• [Exercise aim]
Leave out the images and repeat the listing below without a single change.

____ Dataset content

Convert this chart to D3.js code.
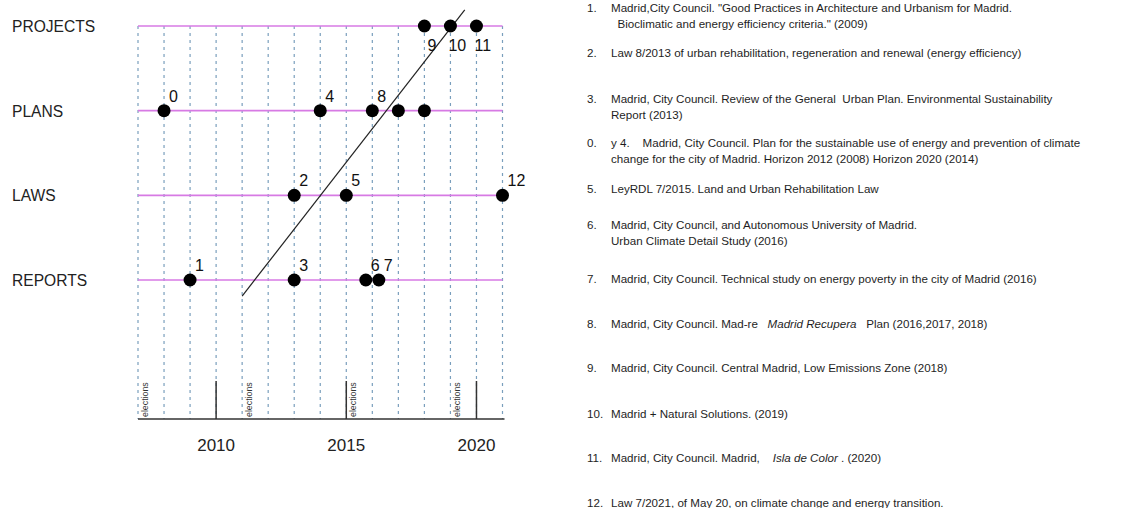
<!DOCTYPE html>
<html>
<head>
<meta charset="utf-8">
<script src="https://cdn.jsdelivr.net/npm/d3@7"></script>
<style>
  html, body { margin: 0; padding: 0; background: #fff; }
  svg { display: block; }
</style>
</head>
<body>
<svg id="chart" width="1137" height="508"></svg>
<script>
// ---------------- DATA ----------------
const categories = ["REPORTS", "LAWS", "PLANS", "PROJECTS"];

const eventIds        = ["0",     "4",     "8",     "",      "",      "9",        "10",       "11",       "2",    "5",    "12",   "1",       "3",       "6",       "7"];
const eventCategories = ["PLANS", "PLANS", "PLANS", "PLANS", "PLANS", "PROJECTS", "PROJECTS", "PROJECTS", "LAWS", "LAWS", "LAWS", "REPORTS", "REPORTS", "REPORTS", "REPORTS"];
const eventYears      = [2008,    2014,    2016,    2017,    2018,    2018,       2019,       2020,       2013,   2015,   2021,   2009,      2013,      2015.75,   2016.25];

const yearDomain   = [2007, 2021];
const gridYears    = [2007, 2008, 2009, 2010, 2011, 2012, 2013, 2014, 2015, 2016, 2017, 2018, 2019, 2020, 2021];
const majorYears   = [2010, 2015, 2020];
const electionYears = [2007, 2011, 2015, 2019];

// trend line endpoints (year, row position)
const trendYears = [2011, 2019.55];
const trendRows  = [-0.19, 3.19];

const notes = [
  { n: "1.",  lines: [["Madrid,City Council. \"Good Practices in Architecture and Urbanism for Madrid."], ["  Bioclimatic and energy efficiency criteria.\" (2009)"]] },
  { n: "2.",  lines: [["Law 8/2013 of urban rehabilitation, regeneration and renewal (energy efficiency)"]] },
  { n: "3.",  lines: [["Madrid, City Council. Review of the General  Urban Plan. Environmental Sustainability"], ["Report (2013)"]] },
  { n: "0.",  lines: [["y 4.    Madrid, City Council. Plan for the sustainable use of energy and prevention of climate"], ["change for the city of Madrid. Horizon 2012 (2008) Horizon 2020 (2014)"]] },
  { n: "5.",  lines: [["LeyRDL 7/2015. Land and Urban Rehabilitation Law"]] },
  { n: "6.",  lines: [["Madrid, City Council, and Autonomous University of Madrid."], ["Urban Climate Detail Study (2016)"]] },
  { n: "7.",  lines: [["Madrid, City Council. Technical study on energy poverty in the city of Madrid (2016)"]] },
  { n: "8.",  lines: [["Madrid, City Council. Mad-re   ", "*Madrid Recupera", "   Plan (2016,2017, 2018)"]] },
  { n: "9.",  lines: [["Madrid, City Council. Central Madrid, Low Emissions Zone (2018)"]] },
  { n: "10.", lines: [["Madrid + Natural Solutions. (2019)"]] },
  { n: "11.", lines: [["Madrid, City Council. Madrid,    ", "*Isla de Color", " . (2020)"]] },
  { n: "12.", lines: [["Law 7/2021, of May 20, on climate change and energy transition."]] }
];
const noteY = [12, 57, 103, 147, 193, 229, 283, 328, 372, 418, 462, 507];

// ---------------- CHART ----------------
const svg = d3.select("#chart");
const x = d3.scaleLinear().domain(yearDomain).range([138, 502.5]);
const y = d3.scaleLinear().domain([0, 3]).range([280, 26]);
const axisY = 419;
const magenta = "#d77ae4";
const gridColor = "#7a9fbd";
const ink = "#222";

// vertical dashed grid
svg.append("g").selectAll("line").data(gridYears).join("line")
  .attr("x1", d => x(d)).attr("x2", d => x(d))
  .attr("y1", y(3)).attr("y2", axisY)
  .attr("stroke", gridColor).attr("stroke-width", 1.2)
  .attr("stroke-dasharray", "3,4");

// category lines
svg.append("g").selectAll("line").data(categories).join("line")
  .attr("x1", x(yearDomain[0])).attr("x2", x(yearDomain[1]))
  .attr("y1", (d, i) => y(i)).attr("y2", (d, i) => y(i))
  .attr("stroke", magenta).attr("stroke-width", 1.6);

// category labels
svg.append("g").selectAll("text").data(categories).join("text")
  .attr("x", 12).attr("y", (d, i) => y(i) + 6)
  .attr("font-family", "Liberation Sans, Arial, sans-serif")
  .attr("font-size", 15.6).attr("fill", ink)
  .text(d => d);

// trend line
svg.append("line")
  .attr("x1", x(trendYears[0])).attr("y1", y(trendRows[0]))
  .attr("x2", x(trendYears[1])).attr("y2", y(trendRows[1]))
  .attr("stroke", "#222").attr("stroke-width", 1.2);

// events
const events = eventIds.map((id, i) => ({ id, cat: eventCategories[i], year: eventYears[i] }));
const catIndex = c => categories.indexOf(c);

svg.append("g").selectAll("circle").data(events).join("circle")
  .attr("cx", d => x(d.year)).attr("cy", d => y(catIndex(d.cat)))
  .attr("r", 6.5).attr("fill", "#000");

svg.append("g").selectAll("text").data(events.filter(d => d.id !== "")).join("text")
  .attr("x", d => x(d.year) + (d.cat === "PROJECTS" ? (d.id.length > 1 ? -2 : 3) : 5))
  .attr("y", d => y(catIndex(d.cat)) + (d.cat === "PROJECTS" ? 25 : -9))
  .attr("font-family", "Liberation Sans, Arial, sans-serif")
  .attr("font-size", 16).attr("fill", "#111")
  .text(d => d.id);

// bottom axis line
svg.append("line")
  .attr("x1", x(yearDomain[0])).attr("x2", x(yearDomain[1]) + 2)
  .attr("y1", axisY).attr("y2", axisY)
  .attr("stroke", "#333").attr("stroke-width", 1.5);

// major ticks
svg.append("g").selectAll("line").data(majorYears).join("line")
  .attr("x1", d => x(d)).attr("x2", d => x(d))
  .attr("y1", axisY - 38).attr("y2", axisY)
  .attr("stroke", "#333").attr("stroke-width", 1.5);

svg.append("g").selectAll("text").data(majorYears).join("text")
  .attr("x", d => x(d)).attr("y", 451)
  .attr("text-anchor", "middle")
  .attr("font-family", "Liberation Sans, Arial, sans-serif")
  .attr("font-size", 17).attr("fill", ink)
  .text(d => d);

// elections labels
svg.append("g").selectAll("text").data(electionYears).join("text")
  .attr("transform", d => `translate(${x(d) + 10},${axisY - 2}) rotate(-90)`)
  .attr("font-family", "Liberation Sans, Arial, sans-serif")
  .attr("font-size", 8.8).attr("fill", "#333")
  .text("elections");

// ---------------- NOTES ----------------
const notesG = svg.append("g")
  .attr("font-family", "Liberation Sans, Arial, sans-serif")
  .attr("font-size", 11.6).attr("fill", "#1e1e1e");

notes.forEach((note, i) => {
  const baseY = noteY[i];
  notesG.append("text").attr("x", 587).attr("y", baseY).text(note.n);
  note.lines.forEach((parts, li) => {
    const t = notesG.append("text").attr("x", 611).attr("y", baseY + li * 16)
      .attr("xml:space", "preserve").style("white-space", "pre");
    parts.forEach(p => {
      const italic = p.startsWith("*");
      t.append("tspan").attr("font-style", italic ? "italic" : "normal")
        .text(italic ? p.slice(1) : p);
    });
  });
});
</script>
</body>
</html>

________

• [Expected output]
Convert this chart to D3.js code.
<!DOCTYPE html>
<html>
<head>
<meta charset="utf-8">
<script src="https://cdn.jsdelivr.net/npm/d3@7"></script>
<style>
  html, body { margin: 0; padding: 0; background: #fff; }
  svg { display: block; }
</style>
</head>
<body>
<svg id="chart" width="1137" height="508"></svg>
<script>
// ---------------- DATA ----------------
const categories = ["REPORTS", "LAWS", "PLANS", "PROJECTS"];

const eventIds        = ["0",     "4",     "8",     "",      "",      "9",        "10",       "11",       "2",    "5",    "12",   "1",       "3",       "6",       "7"];
const eventCategories = ["PLANS", "PLANS", "PLANS", "PLANS", "PLANS", "PROJECTS", "PROJECTS", "PROJECTS", "LAWS", "LAWS", "LAWS", "REPORTS", "REPORTS", "REPORTS", "REPORTS"];
const eventYears      = [2008,    2014,    2016,    2017,    2018,    2018,       2019,       2020,       2013,   2015,   2021,   2009,      2013,      2015.75,   2016.25];

const yearDomain   = [2007, 2021];
const gridYears    = [2007, 2008, 2009, 2010, 2011, 2012, 2013, 2014, 2015, 2016, 2017, 2018, 2019, 2020, 2021];
const majorYears   = [2010, 2015, 2020];
const electionYears = [2007, 2011, 2015, 2019];

// trend line endpoints (year, row position)
const trendYears = [2011, 2019.55];
const trendRows  = [-0.19, 3.19];

const notes = [
  { n: "1.",  lines: [["Madrid,City Council. \"Good Practices in Architecture and Urbanism for Madrid."], ["  Bioclimatic and energy efficiency criteria.\" (2009)"]] },
  { n: "2.",  lines: [["Law 8/2013 of urban rehabilitation, regeneration and renewal (energy efficiency)"]] },
  { n: "3.",  lines: [["Madrid, City Council. Review of the General  Urban Plan. Environmental Sustainability"], ["Report (2013)"]] },
  { n: "0.",  lines: [["y 4.    Madrid, City Council. Plan for the sustainable use of energy and prevention of climate"], ["change for the city of Madrid. Horizon 2012 (2008) Horizon 2020 (2014)"]] },
  { n: "5.",  lines: [["LeyRDL 7/2015. Land and Urban Rehabilitation Law"]] },
  { n: "6.",  lines: [["Madrid, City Council, and Autonomous University of Madrid."], ["Urban Climate Detail Study (2016)"]] },
  { n: "7.",  lines: [["Madrid, City Council. Technical study on energy poverty in the city of Madrid (2016)"]] },
  { n: "8.",  lines: [["Madrid, City Council. Mad-re   ", "*Madrid Recupera", "   Plan (2016,2017, 2018)"]] },
  { n: "9.",  lines: [["Madrid, City Council. Central Madrid, Low Emissions Zone (2018)"]] },
  { n: "10.", lines: [["Madrid + Natural Solutions. (2019)"]] },
  { n: "11.", lines: [["Madrid, City Council. Madrid,    ", "*Isla de Color", " . (2020)"]] },
  { n: "12.", lines: [["Law 7/2021, of May 20, on climate change and energy transition."]] }
];
const noteY = [12, 57, 103, 147, 193, 229, 283, 328, 372, 418, 462, 507];

// ---------------- CHART ----------------
const svg = d3.select("#chart");
const x = d3.scaleLinear().domain(yearDomain).range([138, 502.5]);
const y = d3.scaleLinear().domain([0, 3]).range([280, 26]);
const axisY = 419;
const magenta = "#d77ae4";
const gridColor = "#7a9fbd";
const ink = "#222";

// vertical dashed grid
svg.append("g").selectAll("line").data(gridYears).join("line")
  .attr("x1", d => x(d)).attr("x2", d => x(d))
  .attr("y1", y(3)).attr("y2", axisY)
  .attr("stroke", gridColor).attr("stroke-width", 1.2)
  .attr("stroke-dasharray", "3,4");

// category lines
svg.append("g").selectAll("line").data(categories).join("line")
  .attr("x1", x(yearDomain[0])).attr("x2", x(yearDomain[1]))
  .attr("y1", (d, i) => y(i)).attr("y2", (d, i) => y(i))
  .attr("stroke", magenta).attr("stroke-width", 1.6);

// category labels
svg.append("g").selectAll("text").data(categories).join("text")
  .attr("x", 12).attr("y", (d, i) => y(i) + 6)
  .attr("font-family", "Liberation Sans, Arial, sans-serif")
  .attr("font-size", 15.6).attr("fill", ink)
  .text(d => d);

// trend line
svg.append("line")
  .attr("x1", x(trendYears[0])).attr("y1", y(trendRows[0]))
  .attr("x2", x(trendYears[1])).attr("y2", y(trendRows[1]))
  .attr("stroke", "#222").attr("stroke-width", 1.2);

// events
const events = eventIds.map((id, i) => ({ id, cat: eventCategories[i], year: eventYears[i] }));
const catIndex = c => categories.indexOf(c);

svg.append("g").selectAll("circle").data(events).join("circle")
  .attr("cx", d => x(d.year)).attr("cy", d => y(catIndex(d.cat)))
  .attr("r", 6.5).attr("fill", "#000");

svg.append("g").selectAll("text").data(events.filter(d => d.id !== "")).join("text")
  .attr("x", d => x(d.year) + (d.cat === "PROJECTS" ? (d.id.length > 1 ? -2 : 3) : 5))
  .attr("y", d => y(catIndex(d.cat)) + (d.cat === "PROJECTS" ? 25 : -9))
  .attr("font-family", "Liberation Sans, Arial, sans-serif")
  .attr("font-size", 16).attr("fill", "#111")
  .text(d => d.id);

// bottom axis line
svg.append("line")
  .attr("x1", x(yearDomain[0])).attr("x2", x(yearDomain[1]) + 2)
  .attr("y1", axisY).attr("y2", axisY)
  .attr("stroke", "#333").attr("stroke-width", 1.5);

// major ticks
svg.append("g").selectAll("line").data(majorYears).join("line")
  .attr("x1", d => x(d)).attr("x2", d => x(d))
  .attr("y1", axisY - 38).attr("y2", axisY)
  .attr("stroke", "#333").attr("stroke-width", 1.5);

svg.append("g").selectAll("text").data(majorYears).join("text")
  .attr("x", d => x(d)).attr("y", 451)
  .attr("text-anchor", "middle")
  .attr("font-family", "Liberation Sans, Arial, sans-serif")
  .attr("font-size", 17).attr("fill", ink)
  .text(d => d);

// elections labels
svg.append("g").selectAll("text").data(electionYears).join("text")
  .attr("transform", d => `translate(${x(d) + 10},${axisY - 2}) rotate(-90)`)
  .attr("font-family", "Liberation Sans, Arial, sans-serif")
  .attr("font-size", 8.8).attr("fill", "#333")
  .text("elections");

// ---------------- NOTES ----------------
const notesG = svg.append("g")
  .attr("font-family", "Liberation Sans, Arial, sans-serif")
  .attr("font-size", 11.6).attr("fill", "#1e1e1e");

notes.forEach((note, i) => {
  const baseY = noteY[i];
  notesG.append("text").attr("x", 587).attr("y", baseY).text(note.n);
  note.lines.forEach((parts, li) => {
    const t = notesG.append("text").attr("x", 611).attr("y", baseY + li * 16)
      .attr("xml:space", "preserve").style("white-space", "pre");
    parts.forEach(p => {
      const italic = p.startsWith("*");
      t.append("tspan").attr("font-style", italic ? "italic" : "normal")
        .text(italic ? p.slice(1) : p);
    });
  });
});
</script>
</body>
</html>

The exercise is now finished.